Right 7(2) of the Health and Disability Code states:

"Every consumer must be presumed competent to make an informed choice and give informed consent, unless there are reasonable grounds for believing that the consumer is not competent."

However, because acute periods of severe mental illness may reduce competence for a time, the Commission recommends that people discuss their treatment choices with their doctor, and ask him or her to sign the advance directive to confirm that they are:

  • competent, and
  • free from undue influence, and
  • sufficiently informed about the treatment choices they are making

If a doctor or other professional does not sign to say the person is competent, then other doctors and nurses won’t know if they should follow it later on, because they won’t know if the person was competent when it was written.

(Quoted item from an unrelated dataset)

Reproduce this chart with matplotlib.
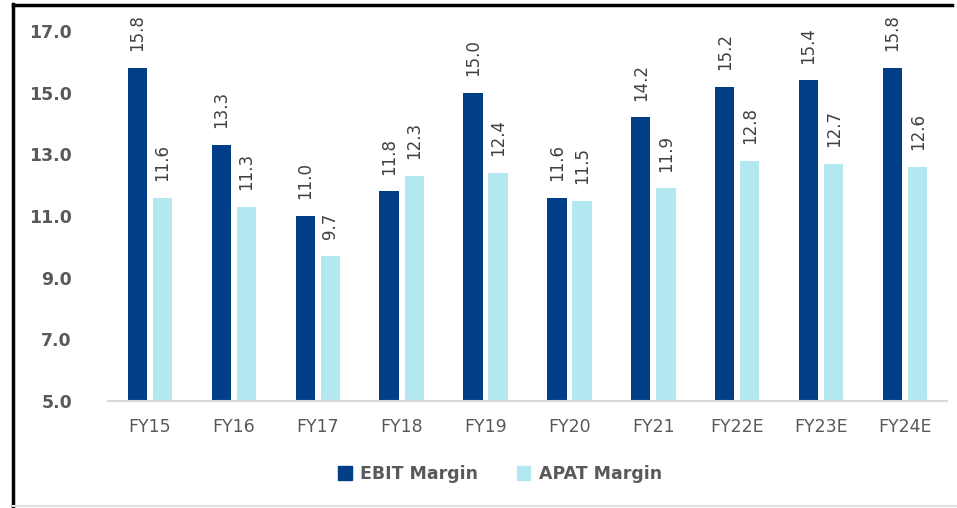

A doctor does not have to agree with the choices that are made to sign an advance directive. A signature simply confirms that the service user was competent at the time the advance directive was made.

Enduring Power of Attorney

An enduring power of attorney lets people choose someone to make decisions about their care and/or property if they become “mentally incapable”. The person might be a partner, close friend or relative. They must be over 20. Talk to a lawyer to find out more about this option. We recommend that people attach a copy of their advance directive to the enduring power of attorney document, if they have one.

Under the Protection of Personal and Property Rights Act 1988 (PPPR Act) people may appoint someone with an enduring power of attorney to make decisions on their behalf, in the event they become incompetent to make their own health care choices. This person would usually have a sufficiently close relationship with the service user to enable him or her to say what the service user would have wanted in a particular situation.

The PPPR Act allows for the appointment of an attorney for general or specific matters of personal care and welfare. It is important to get independent legal advice if you are considering giving someone enduring power of attorney, to make sure:

1. you are fully informed about what it means in practice, and
2. as an extra safeguard against them having undue influence.

It can be difficult to exercise an enduring power of attorney when a person has some degree of competence but insufficient competence to make important decisions. For example, a relative with power of attorney may consent to putting an unwilling, but incompetent, family member into care or into hospital.

At the same time, families, caregivers and health service providers must recognise that the assigning an enduring power of attorney does not effectively strip a person of all rights to make their own decisions.

Someone with a degree of diminished competence may make decisions that families and caregivers do not agree with, for example, insisting on wearing shabby but comfortable clothes or indulging tastes that relatives think are unhealthy or disagreeable. These are nevertheless legitimate choices, and if a person is competent to make these decisions, then their choices must be respected.

Despite the advantages inherent in the appointment of an enduring power of attorney, these powers are subject to one important limitation. The PPPR Act prohibits people who hold powers of attorney from refusing a standard medical treatment or procedure that is intended to save the life of the consumer.

Yet this may be exactly the type of decision that somebody wants an attorney to make if they become incompetent. The only way that people can exercise their right to refuse lifesaving treatment in the event of future incompetence is by using an advance directive.